AIM: Set down the data below without change, skipping the pictures it holds.

★ ★ ★

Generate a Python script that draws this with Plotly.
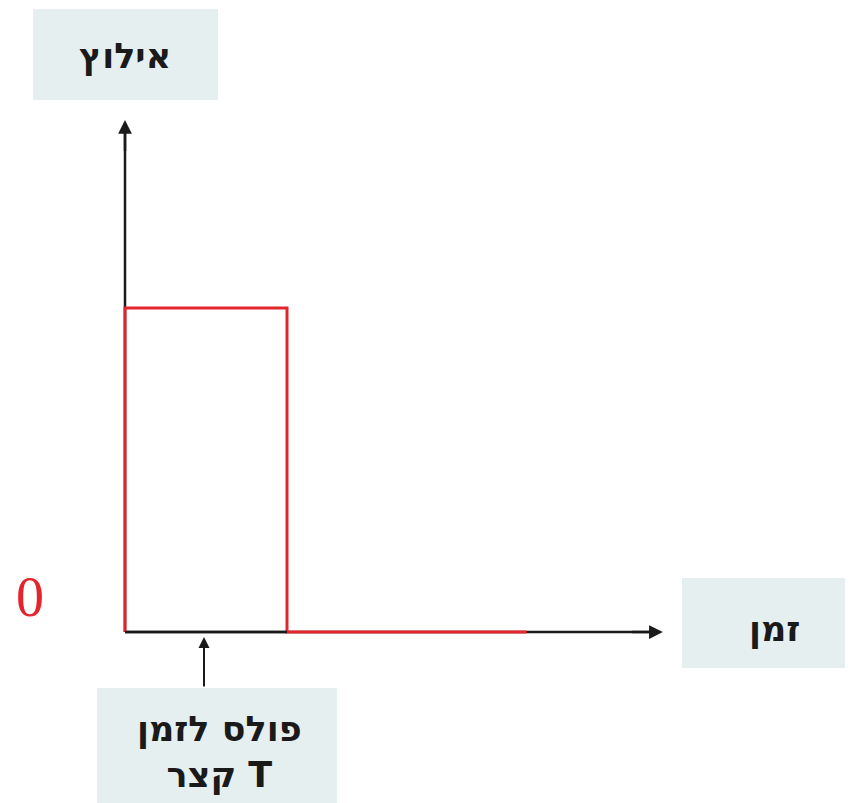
import plotly.graph_objects as go

# --- data ---
pulse_t = [0, 0, 1, 1, 2.48]      # time (T = 1)
pulse_amp = [0, 1, 1, 0, 0]       # amplitude
t_axis_end = 3.32
amp_axis_end = 1.58
label_y = "אילוץ"
label_x = "זמן"
label_pulse = "פולס לזמן<br>קצר T"
zero_label = "0"

W, H = 853, 803
OFF = 8  # page body margin
x0_px, T_px = 125 - OFF, 162
y0_px, A_px = 632 - OFF, 324
xr = [-x0_px / T_px, (W - x0_px) / T_px]
yr = [-(H - y0_px) / A_px, y0_px / A_px]

def px_to_x(p):
    return (p - OFF - x0_px) / T_px

def px_to_y(p):
    return (y0_px - (p - OFF)) / A_px

fig = go.Figure()

# black axes (drawn under red pulse)
fig.add_trace(go.Scatter(x=[0, t_axis_end - 0.05], y=[0, 0], mode="lines",
                         line=dict(color="#1a1a1a", width=2.5), hoverinfo="skip"))
fig.add_trace(go.Scatter(x=[0, 0], y=[0, amp_axis_end - 0.03], mode="lines",
                         line=dict(color="#1a1a1a", width=2.5), hoverinfo="skip"))
# red pulse
fig.add_trace(go.Scatter(x=pulse_t, y=pulse_amp, mode="lines",
                         line=dict(color="#e3262b", width=3), hoverinfo="skip"))
# black baseline over the pulse bottom
fig.add_trace(go.Scatter(x=[0, pulse_t[2]], y=[0, 0], mode="lines",
                         line=dict(color="#1a1a1a", width=2.5), hoverinfo="skip"))

box_col = "#e6eff0"
shapes = [
    dict(type="rect", xref="x", yref="y", x0=px_to_x(33), x1=px_to_x(218),
         y0=px_to_y(100), y1=px_to_y(9), fillcolor=box_col, line=dict(width=0), layer="below"),
    dict(type="rect", xref="x", yref="y", x0=px_to_x(682), x1=px_to_x(870),
         y0=px_to_y(668), y1=px_to_y(578), fillcolor=box_col, line=dict(width=0), layer="below"),
    dict(type="rect", xref="x", yref="y", x0=px_to_x(97), x1=px_to_x(337),
         y0=px_to_y(820), y1=px_to_y(688), fillcolor=box_col, line=dict(width=0), layer="below"),
]

font_b = dict(family="DejaVu Sans, sans-serif", size=35, color="#1a1a1a")
annotations = [
    # axis arrowheads
    dict(x=t_axis_end, y=0, ax=t_axis_end - 0.2, ay=0, xref="x", yref="y", axref="x", ayref="y",
         text="", showarrow=True, arrowhead=2, arrowsize=1.1, arrowwidth=2.5, arrowcolor="#1a1a1a"),
    dict(x=0, y=amp_axis_end, ax=0, ay=amp_axis_end - 0.1, xref="x", yref="y", axref="x", ayref="y",
         text="", showarrow=True, arrowhead=2, arrowsize=1.1, arrowwidth=2.5, arrowcolor="#1a1a1a"),
    # pulse pointer arrow
    dict(x=px_to_x(204), y=px_to_y(637), ax=px_to_x(204), ay=px_to_y(688),
         xref="x", yref="y", axref="x", ayref="y",
         text="", showarrow=True, arrowhead=2, arrowsize=1.1, arrowwidth=2, arrowcolor="#1a1a1a"),
    dict(x=px_to_x(125), y=px_to_y(56), xref="x", yref="y", text="<b>%s</b>" % label_y,
         showarrow=False, font=font_b),
    dict(x=px_to_x(774), y=px_to_y(629), xref="x", yref="y", text="<b>%s</b>" % label_x,
         showarrow=False, font=font_b),
    dict(x=px_to_x(219), y=px_to_y(752), xref="x", yref="y", text="<b>%s</b>" % label_pulse,
         showarrow=False, font=font_b),
    dict(x=px_to_x(30), y=px_to_y(597), xref="x", yref="y", text=zero_label,
         showarrow=False, font=dict(family="Liberation Serif, serif", size=56, color="#e3262b")),
]

fig.update_layout(
    width=W, height=H, margin=dict(l=0, r=0, t=0, b=0),
    paper_bgcolor="white", plot_bgcolor="white", showlegend=False,
    xaxis=dict(range=xr, visible=False, fixedrange=True),
    yaxis=dict(range=yr, visible=False, fixedrange=True),
    shapes=shapes, annotations=annotations,
)

fig.write_html("out.html")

★ ★ ★

SOLUTION TO THE PROBLEM:
Generate a Python script that draws this with Plotly.
import plotly.graph_objects as go

# --- data ---
pulse_t = [0, 0, 1, 1, 2.48]      # time (T = 1)
pulse_amp = [0, 1, 1, 0, 0]       # amplitude
t_axis_end = 3.32
amp_axis_end = 1.58
label_y = "אילוץ"
label_x = "זמן"
label_pulse = "פולס לזמן<br>קצר T"
zero_label = "0"

W, H = 853, 803
OFF = 8  # page body margin
x0_px, T_px = 125 - OFF, 162
y0_px, A_px = 632 - OFF, 324
xr = [-x0_px / T_px, (W - x0_px) / T_px]
yr = [-(H - y0_px) / A_px, y0_px / A_px]

def px_to_x(p):
    return (p - OFF - x0_px) / T_px

def px_to_y(p):
    return (y0_px - (p - OFF)) / A_px

fig = go.Figure()

# black axes (drawn under red pulse)
fig.add_trace(go.Scatter(x=[0, t_axis_end - 0.05], y=[0, 0], mode="lines",
                         line=dict(color="#1a1a1a", width=2.5), hoverinfo="skip"))
fig.add_trace(go.Scatter(x=[0, 0], y=[0, amp_axis_end - 0.03], mode="lines",
                         line=dict(color="#1a1a1a", width=2.5), hoverinfo="skip"))
# red pulse
fig.add_trace(go.Scatter(x=pulse_t, y=pulse_amp, mode="lines",
                         line=dict(color="#e3262b", width=3), hoverinfo="skip"))
# black baseline over the pulse bottom
fig.add_trace(go.Scatter(x=[0, pulse_t[2]], y=[0, 0], mode="lines",
                         line=dict(color="#1a1a1a", width=2.5), hoverinfo="skip"))

box_col = "#e6eff0"
shapes = [
    dict(type="rect", xref="x", yref="y", x0=px_to_x(33), x1=px_to_x(218),
         y0=px_to_y(100), y1=px_to_y(9), fillcolor=box_col, line=dict(width=0), layer="below"),
    dict(type="rect", xref="x", yref="y", x0=px_to_x(682), x1=px_to_x(870),
         y0=px_to_y(668), y1=px_to_y(578), fillcolor=box_col, line=dict(width=0), layer="below"),
    dict(type="rect", xref="x", yref="y", x0=px_to_x(97), x1=px_to_x(337),
         y0=px_to_y(820), y1=px_to_y(688), fillcolor=box_col, line=dict(width=0), layer="below"),
]

font_b = dict(family="DejaVu Sans, sans-serif", size=35, color="#1a1a1a")
annotations = [
    # axis arrowheads
    dict(x=t_axis_end, y=0, ax=t_axis_end - 0.2, ay=0, xref="x", yref="y", axref="x", ayref="y",
         text="", showarrow=True, arrowhead=2, arrowsize=1.1, arrowwidth=2.5, arrowcolor="#1a1a1a"),
    dict(x=0, y=amp_axis_end, ax=0, ay=amp_axis_end - 0.1, xref="x", yref="y", axref="x", ayref="y",
         text="", showarrow=True, arrowhead=2, arrowsize=1.1, arrowwidth=2.5, arrowcolor="#1a1a1a"),
    # pulse pointer arrow
    dict(x=px_to_x(204), y=px_to_y(637), ax=px_to_x(204), ay=px_to_y(688),
         xref="x", yref="y", axref="x", ayref="y",
         text="", showarrow=True, arrowhead=2, arrowsize=1.1, arrowwidth=2, arrowcolor="#1a1a1a"),
    dict(x=px_to_x(125), y=px_to_y(56), xref="x", yref="y", text="<b>%s</b>" % label_y,
         showarrow=False, font=font_b),
    dict(x=px_to_x(774), y=px_to_y(629), xref="x", yref="y", text="<b>%s</b>" % label_x,
         showarrow=False, font=font_b),
    dict(x=px_to_x(219), y=px_to_y(752), xref="x", yref="y", text="<b>%s</b>" % label_pulse,
         showarrow=False, font=font_b),
    dict(x=px_to_x(30), y=px_to_y(597), xref="x", yref="y", text=zero_label,
         showarrow=False, font=dict(family="Liberation Serif, serif", size=56, color="#e3262b")),
]

fig.update_layout(
    width=W, height=H, margin=dict(l=0, r=0, t=0, b=0),
    paper_bgcolor="white", plot_bgcolor="white", showlegend=False,
    xaxis=dict(range=xr, visible=False, fixedrange=True),
    yaxis=dict(range=yr, visible=False, fixedrange=True),
    shapes=shapes, annotations=annotations,
)

fig.write_html("out.html")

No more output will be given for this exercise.